### [Figure scripts]
========================
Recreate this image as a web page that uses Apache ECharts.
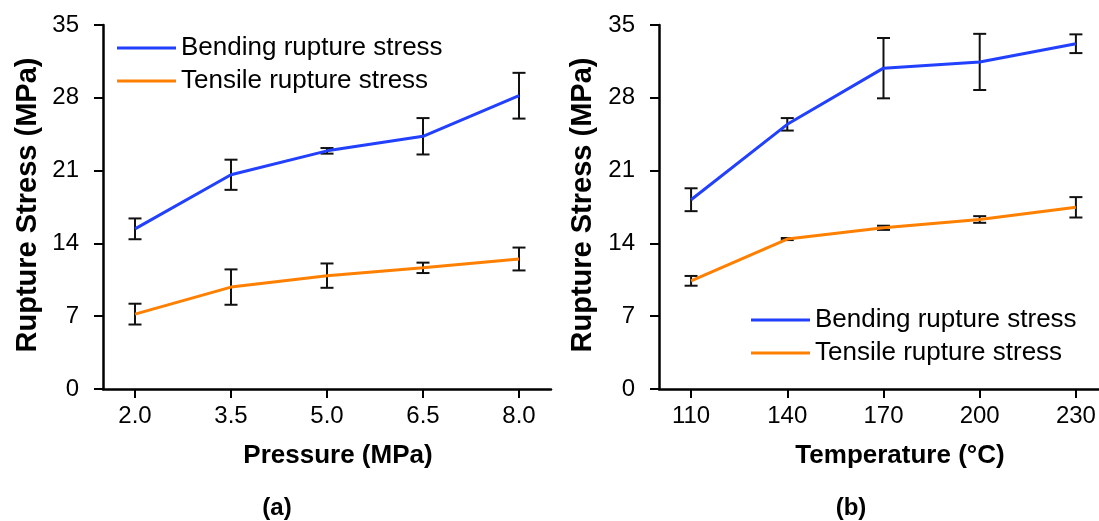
<!DOCTYPE html>
<html>
<head>
<meta charset="utf-8">
<script src="https://cdn.jsdelivr.net/npm/echarts@6/dist/echarts.min.js"></script>
<style>
  html, body { margin: 0; padding: 0; background: #fff; }
  #chart { width: 1099px; height: 521px; }
</style>
</head>
<body>
<div id="chart"></div>
<script>
// x values
const pressure = [2.0, 3.5, 5.0, 6.5, 8.0]
const temperature = [110, 140, 170, 200, 230]

// (a) rupture stress vs pressure, MPa
const bendP = [15.4, 20.6, 22.9, 24.3, 28.2]
const bendPErr = [1.0, 1.45, 0.27, 1.75, 2.2]
const tensP = [7.2, 9.8, 10.9, 11.65, 12.5]
const tensPErr = [1.0, 1.7, 1.17, 0.5, 1.1]

// (b) rupture stress vs temperature, MPa
const bendT = [18.2, 25.45, 30.85, 31.45, 33.2]
const bendTErr = [1.1, 0.6, 2.9, 2.7, 0.9]
const tensT = [10.4, 14.42, 15.5, 16.3, 17.47]
const tensTErr = [0.47, 0.1, 0.2, 0.32, 0.98]

const FONT = "'Liberation Sans', Arial, sans-serif"
const BLUE = '#2240ff'
const ORANGE = '#ff8000'
const NAMES = ['Bending rupture stress', 'Tensile rupture stress']

const pairs = (xs, ys) => xs.map((x, i) => [x, ys[i]])
const errRows = (xs, ys, es) => xs.map((x, i) => [x, ys[i] - es[i], ys[i] + es[i]])

function renderErr(params, api) {
  const lo = api.coord([api.value(0), api.value(1)])
  const hi = api.coord([api.value(0), api.value(2)])
  const w = 6.5
  const style = { stroke: '#111', lineWidth: 2 }
  return {
    type: 'group',
    children: [
      { type: 'line', shape: { x1: lo[0], y1: lo[1], x2: hi[0], y2: hi[1] }, style },
      { type: 'line', shape: { x1: lo[0] - w, y1: lo[1], x2: lo[0] + w, y2: lo[1] }, style },
      { type: 'line', shape: { x1: hi[0] - w, y1: hi[1], x2: hi[0] + w, y2: hi[1] }, style },
    ],
  }
}

const axisLine = { show: true, lineStyle: { color: '#000', width: 2.5 } }
const axisTick = { show: true, inside: false, length: 9, lineStyle: { color: '#000', width: 2 } }

function xAxis(gridIndex, min, max, ticks, fmt) {
  return {
    type: 'value', gridIndex, min, max,
    axisLine, axisTick: { ...axisTick, customValues: ticks },
    axisLabel: { customValues: ticks, formatter: fmt, color: '#000', fontSize: 24, fontFamily: FONT, margin: 15 },
    splitLine: { show: false },
  }
}

function yAxis(gridIndex) {
  return {
    type: 'value', gridIndex, min: 0, max: 35, interval: 7,
    axisLine, axisTick,
    axisLabel: { color: '#000', fontSize: 24, fontFamily: FONT, margin: 24 },
    splitLine: { show: false },
  }
}

function legend(left, top) {
  return {
    left, top, orient: 'vertical', data: NAMES,
    icon: 'rect', itemWidth: 59, itemHeight: 3, itemGap: 5,
    textStyle: { color: '#000', fontSize: 26, fontFamily: FONT, lineHeight: 28 },
  }
}

function line(name, color, xi, xs, ys) {
  return {
    name, type: 'line', xAxisIndex: xi, yAxisIndex: xi,
    data: pairs(xs, ys), symbol: 'none', lineStyle: { color, width: 3 }, itemStyle: { color },
  }
}

function errs(xi, xs, ys, es) {
  return { type: 'custom', xAxisIndex: xi, yAxisIndex: xi, data: errRows(xs, ys, es), renderItem: renderErr, z: 3 }
}

function label(text, x, y, size, rot) {
  return {
    type: 'text', x, y, rotation: rot || 0,
    style: { text, fill: '#000', font: `bold ${size}px ${FONT}`, textAlign: 'center', textVerticalAlign: 'middle' },
  }
}

const chart = echarts.init(document.getElementById('chart'), null, { renderer: 'canvas' })
chart.setOption({
  animation: false,
  backgroundColor: '#fff',
  grid: [
    { left: 103, top: 25, width: 448, height: 364 },
    // right panel is cut by the page edge
    { left: 659, top: 25, width: 440, height: 364 },
  ],
  xAxis: [
    xAxis(0, 1.5, 8.5, pressure, v => v.toFixed(1)),
    xAxis(1, 100, 237.2, temperature, v => String(v)),
  ],
  yAxis: [yAxis(0), yAxis(1)],
  legend: [legend(112, 29), legend(746, 301)],
  series: [
    line(NAMES[0], BLUE, 0, pressure, bendP),
    line(NAMES[1], ORANGE, 0, pressure, tensP),
    errs(0, pressure, bendP, bendPErr),
    errs(0, pressure, tensP, tensPErr),
    line(NAMES[0], BLUE, 1, temperature, bendT),
    line(NAMES[1], ORANGE, 1, temperature, tensT),
    errs(1, temperature, bendT, bendTErr),
    errs(1, temperature, tensT, tensTErr),
  ],
  graphic: [
    label('Rupture Stress (MPa)', 28, 205, 29, Math.PI / 2),
    label('Rupture Stress (MPa)', 583, 205, 29, Math.PI / 2),
    label('Pressure (MPa)', 338, 456, 26),
    label('Temperature (°C)', 900, 456, 26),
    label('(a)', 277, 508, 24),
    label('(b)', 851, 508, 24),
  ],
})
</script>
</body>
</html>
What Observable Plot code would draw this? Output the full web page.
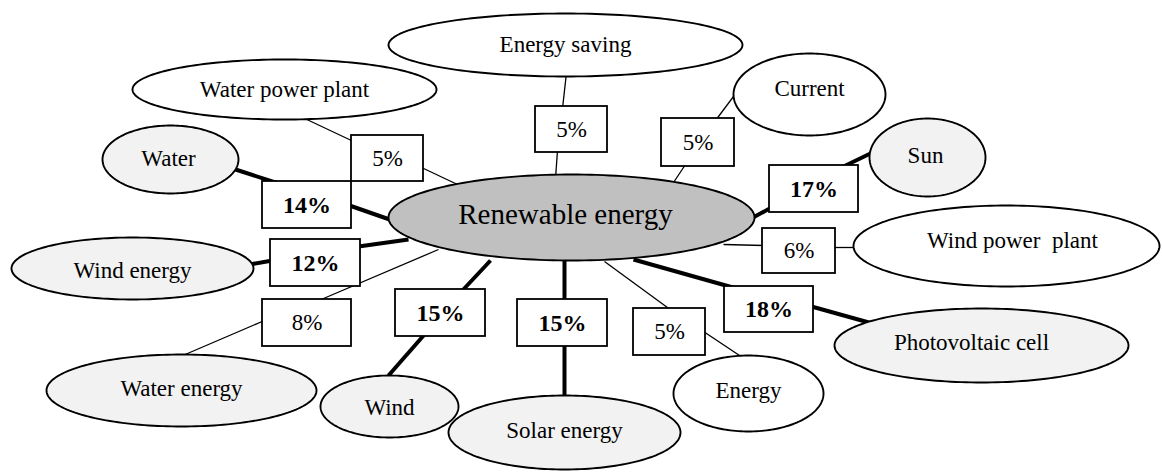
<!DOCTYPE html>
<html>
<head>
<meta charset="utf-8">
<script src="https://cdn.jsdelivr.net/npm/d3@7"></script>
<script src="https://cdn.jsdelivr.net/npm/@observablehq/plot@0.6"></script>
<style>
  html, body { margin: 0; padding: 0; background: #fff; }
  #chart svg { display: block; font-family: "Liberation Serif", "Times New Roman", serif; }
</style>
</head>
<body>
<div id="chart"></div>
<script>
// ---- data ----
const centerLabel = "Renewable energy";
const nodeLabels = ["Energy saving", "Water power plant", "Current", "Water", "Sun", "Wind energy",
  "Wind power  plant", "Water energy", "Wind", "Solar energy", "Energy", "Photovoltaic cell"];
const shares = [5, 5, 5, 14, 17, 12, 6, 8, 15, 15, 5, 18];
const strongLink = [false, false, false, true, true, true, false, false, true, true, false, true];
const shadedNode = [false, false, false, true, true, true, false, true, true, true, false, true];

// ---- layout (diagram geometry, pixel space) ----
const centerShape = {cx: 571, cy: 217, rx: 183, ry: 43};
const nodeShape = [ // cx, cy, rx, ry, label x, label y
  [565, 44.5, 177, 31.5, 565, 44],
  [284, 89, 152, 30, 284, 89],
  [809, 94, 76, 41, 809, 88],
  [170, 159, 68, 34, 168, 158],
  [927, 157, 58, 39, 925, 155],
  [132, 268, 121, 31, 132, 270],
  [1006, 245.5, 153, 40.5, 1012, 240],
  [181, 390, 135, 36, 181, 388],
  [389, 406, 69, 31, 389, 407],
  [564, 432, 116, 37, 564, 430],
  [748, 393, 75, 38, 748, 390],
  [981, 345, 147, 37, 971, 342]
];
const boxShape = [ // x1, x2, y1, y2
  [535, 607, 106, 152],
  [351, 423, 135, 181],
  [661, 734, 118, 166],
  [262, 351, 181, 228],
  [769, 858, 165, 212],
  [270, 360, 239, 286],
  [762, 835, 228, 273],
  [262, 351, 299, 346],
  [395, 485, 289, 336],
  [517, 607, 299, 346],
  [633, 705, 308, 355],
  [724, 813, 286, 332]
];
const linkShape = [ // node-side segment [x1,y1,x2,y2], center-side segment [x1,y1,x2,y2]
  [[566, 72, 562, 108], [557, 150, 555, 178]],
  [[300, 116, 353, 141], [421, 167, 457, 184]],
  [[736, 92, 715, 120], [685, 164, 671, 185]],
  [[232, 168, 278, 183], [349, 205, 392, 220]],
  [[874, 151, 841, 167], [771, 207, 749, 219]],
  [[249, 264, 272, 260], [358, 246, 408, 239]],
  [[723, 244, 764, 245], [833, 247, 855, 247]],
  [[438, 249, 316, 301], [264, 320, 180, 356]],
  [[490, 260, 461, 291], [424, 334, 388, 375]],
  [[564, 258, 564, 301], [564, 344, 564, 397]],
  [[604, 261, 671, 310], [703, 331, 742, 357]],
  [[633, 259, 736, 288], [811, 306, 872, 323]]
];

// ---- derived tables ----
const items = nodeLabels.map((label, i) => ({
  label, share: shares[i], strong: strongLink[i], shaded: shadedNode[i],
  cx: nodeShape[i][0], cy: nodeShape[i][1], rx: nodeShape[i][2], ry: nodeShape[i][3],
  lx: nodeShape[i][4], ly: nodeShape[i][5],
  bx1: boxShape[i][0], bx2: boxShape[i][1], by1: boxShape[i][2], by2: boxShape[i][3]
}));
const segments = items.flatMap((d, i) => linkShape[i].map(s => ({
  x1: s[0], y1: s[1], x2: s[2], y2: s[3], strong: d.strong
})));
function outline(e) {
  return d3.range(0, 180).map(k => {
    const t = (k / 180) * 2 * Math.PI;
    return {x: e.cx + e.rx * Math.cos(t), y: e.cy + e.ry * Math.sin(t)};
  });
}

const marks = [];
marks.push(Plot.link(segments.filter(d => !d.strong), {x1: "x1", y1: "y1", x2: "x2", y2: "y2", stroke: "black", strokeWidth: 1.3}));
marks.push(Plot.link(segments.filter(d => d.strong), {x1: "x1", y1: "y1", x2: "x2", y2: "y2", stroke: "black", strokeWidth: 4}));
marks.push(Plot.line(outline(centerShape), {x: "x", y: "y", curve: "linear-closed", fill: "#c0c0c0", stroke: "black", strokeWidth: 1.9}));
items.forEach(d => {
  marks.push(Plot.line(outline(d), {x: "x", y: "y", curve: "linear-closed", fill: d.shaded ? "#f2f2f2" : "white", stroke: "black", strokeWidth: 1.9}));
});
marks.push(Plot.rect(items, {x1: "bx1", x2: "bx2", y1: "by1", y2: "by2", fill: "white", stroke: "black", strokeWidth: 1.8}));
marks.push(Plot.text([centerLabel], {x: () => centerShape.cx - 6, y: () => centerShape.cy - 3, text: d => d, fontSize: 29, fill: "black"}));
marks.push(Plot.text(items, {x: "lx", y: "ly", text: "label", fontSize: 23, fill: "black"}));
marks.push(Plot.text(items.filter(d => !d.strong), {x: d => (d.bx1 + d.bx2) / 2, y: d => (d.by1 + d.by2) / 2, text: d => d.share + "%", fontSize: 23, fill: "black"}));
marks.push(Plot.text(items.filter(d => d.strong), {x: d => (d.bx1 + d.bx2) / 2, y: d => (d.by1 + d.by2) / 2, text: d => d.share + "%", fontSize: 24, fontWeight: "bold", fill: "black"}));

const chart = Plot.plot({
  width: 1162,
  height: 475,
  margin: 0,
  x: {domain: [0, 1162], range: [0, 1162], axis: null},
  y: {domain: [0, 475], range: [0, 475], axis: null},
  style: {fontFamily: "'Liberation Serif', 'Times New Roman', serif", background: "white"},
  marks
});
document.getElementById("chart").appendChild(chart);
</script>
</body>
</html>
========================
Return exactly the lines from the one with "What Observable Plot" to the one with "true, true, true, false, true];", both ends kept, and only those. Images are left out.

What Observable Plot code would draw this? Output the full web page.
<!DOCTYPE html>
<html>
<head>
<meta charset="utf-8">
<script src="https://cdn.jsdelivr.net/npm/d3@7"></script>
<script src="https://cdn.jsdelivr.net/npm/@observablehq/plot@0.6"></script>
<style>
  html, body { margin: 0; padding: 0; background: #fff; }
  #chart svg { display: block; font-family: "Liberation Serif", "Times New Roman", serif; }
</style>
</head>
<body>
<div id="chart"></div>
<script>
// ---- data ----
const centerLabel = "Renewable energy";
const nodeLabels = ["Energy saving", "Water power plant", "Current", "Water", "Sun", "Wind energy",
  "Wind power  plant", "Water energy", "Wind", "Solar energy", "Energy", "Photovoltaic cell"];
const shares = [5, 5, 5, 14, 17, 12, 6, 8, 15, 15, 5, 18];
const strongLink = [false, false, false, true, true, true, false, false, true, true, false, true];
const shadedNode = [false, false, false, true, true, true, false, true, true, true, false, true];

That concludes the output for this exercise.